Today’s electronic intelligence platforms are airborne and can detect line-of-sight signals at a great range. When detected, a friendly force will try to jam or ‘throw a radio pattern null’ at the adversary. Jamming sends higher-power signals to overwhelm the adversary’s receiver. Jamming is very effective, but it doesn’t change your profile regarding the probability of detection.
Other LPD systems are either incredibly basic (naval forces signal lamps (blinker tubes) to communicate) or particularly effective but impractical in tactical scenarios. An example of the latter is free space optics (FSO) which works well in space and aviation, for instance, for satellite-to-satellite communication, but not on the ground as it requires the use of costly FSO lasers that are impractical for tactical teams and highly susceptible to rain, fog, clouds and other atmospheric aberrations.
How V-band delivers intrinsic LPD
The V-band at 57-71 GHz is an unlicensed mmWave radio frequency band with the unique capability of being LPD by its very physics nature. V-band truly is a winner of the LPD competition.
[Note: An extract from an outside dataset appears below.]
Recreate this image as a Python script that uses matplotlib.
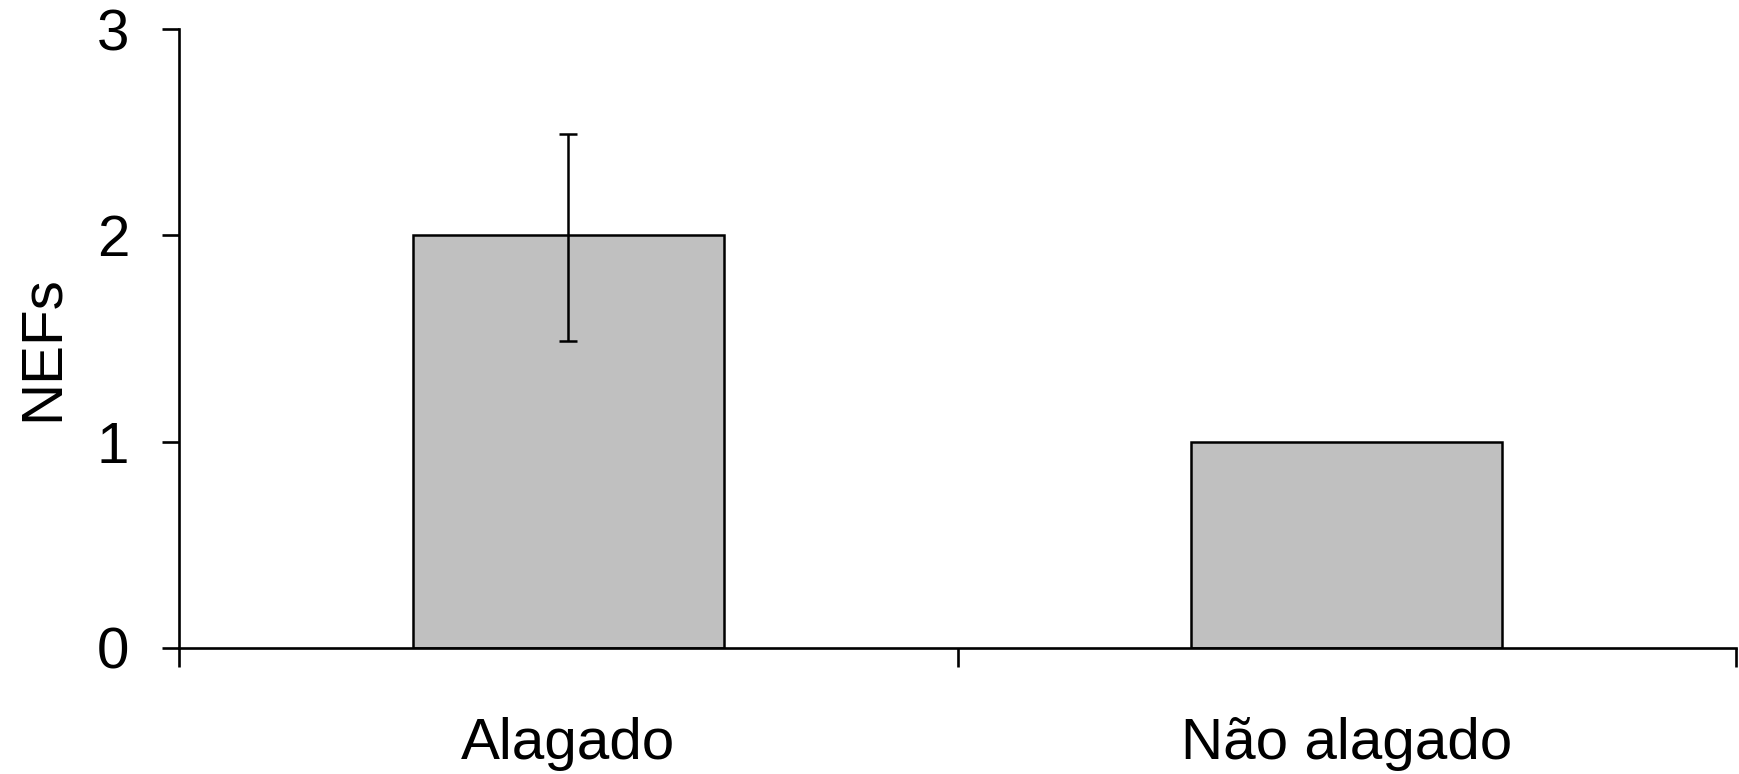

V-band is unique because it causes radio signals to resonate perfectly with oxygen molecules in the air– a phenomenon we call oxygen absorption. The oxygen creates an incredible spike in attenuation that almost appears like a brick wall at a distance and creates a curtain of invisibility between a tactical team and its adversary. Within the V-band, connectivity truly has an LPD quality.
In practice, companies like Blu Wireless are leveraging the benefits offered by the V-band to deliver LPD-grade gigabit connectivity at the tactical edge, for example, scalable connectivity between vehicles.
LPD and the battlefield of the future
Some of the significant advancements we’re currently seeing are occurring within electronic support measure (ESM) systems used to detect the aforementioned frequencies. ESM systems monitor the spectrum and detect adversary systems very quickly. Once an emission is found, it’s becoming easier to identify who it is coming from.
As such, we’re seeing a shift towards mobility, with tactical groups knowing they must be continuously on the move to avoid being detected and targeted with lethal effects. At the halt, they are easily detected, with V-band or FSO technologies being the only exception.
LPD is the military’s silent partner, and the stealthy V-band wireless networks are set to define the future of the battlefield. Networks with LPD capabilities will empower tactical forces to maintain an element of surprise and project force while operating without the threat of electronic warfare.